Delia’s candour is less declamatory but just as charming, and her chapters on grieving for Nora and forgiving her parents and the plight of finding the perfect brownie and New York City resonate for me with the same significance. As a writer myself who sometimes lacks the confidence or the vision of success, I felt heartened by Delia’s voice. I thought, “Wow. Maybe I’m not a Nora at all. Maybe I’m a Delia. Cool.”
Perhaps this wasn’t the wisest book to prescribe to my own mother who lost a sister and a mother all too soon (and who I hope god forbid will never have t grieve her husband or her/our dog) but I do feel like the delicacy and lightness with which Delia handles the femininity, serendipity and growth within her memoir is special, and alleviates an intensity that all too often plagues the ambitious.

Honourable mention to the following:
Bite Back by Hannah Ferguson. I’m not yet equipped to comment on this as I’ve left my copy on the other side of the world unfinished. I didn’t turn to this book as my nightly escapism or for my mental aerobics over morning coffee, but more as a bible: referred to in moments of desperate need of counsel. (After punishing the foreword with as much veracity as a New Yorker short.) The first third of this book sent shockwaves through me and my immediate circles, doing some crucial work (that I admittedly should have done for myself a long time ago) on reframing how I absorb information and how I formulate my own reactions to politics and media.

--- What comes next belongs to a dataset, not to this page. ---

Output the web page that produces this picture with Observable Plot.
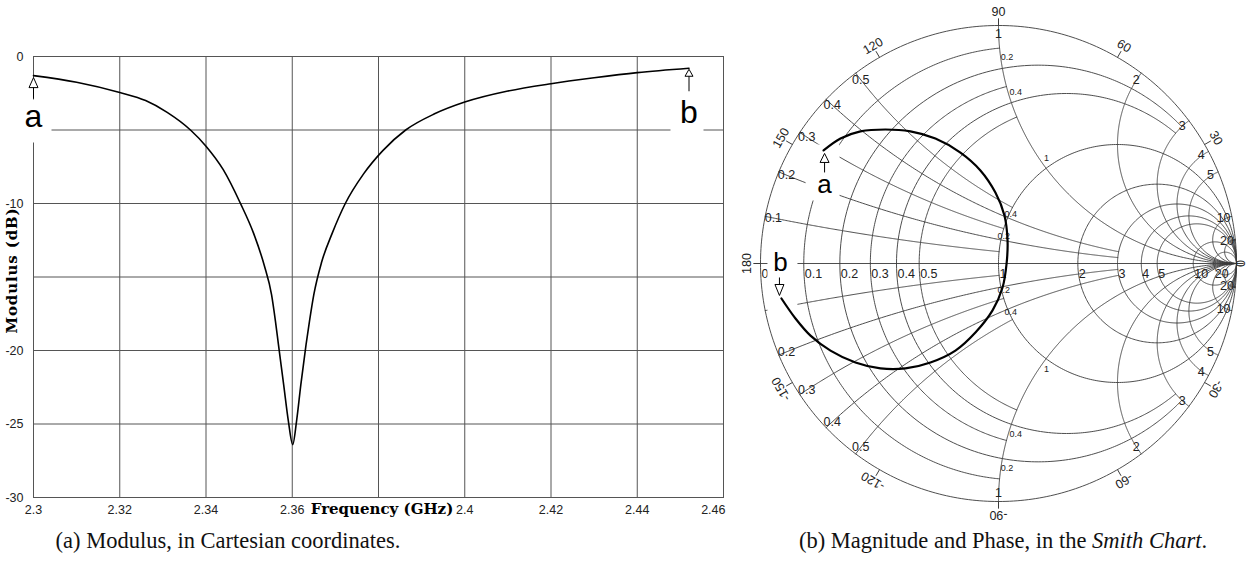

A crucial read, if for not much else other than the pungent, rattling foreword and some laugh-out-loud metaphors that humanise the whole ordeal. I’ll get back to this one once I’m in the same country again as my bookshelf, but in the meantime I’ll sharpen my critical thinking by keeping up with Hannah’s social accounts, @cheekmedia.co and the Big Small Talk podcast.
All time greats, that I’ll cover another time: The Year of Magical Thinking by Joan Didion; How Proust Can Change Your Life by Alain de Botton; Blueberries by Ellena Savage. How about you pop those on your reading list now, and by the time I get around to them we’ll have something to talk about together.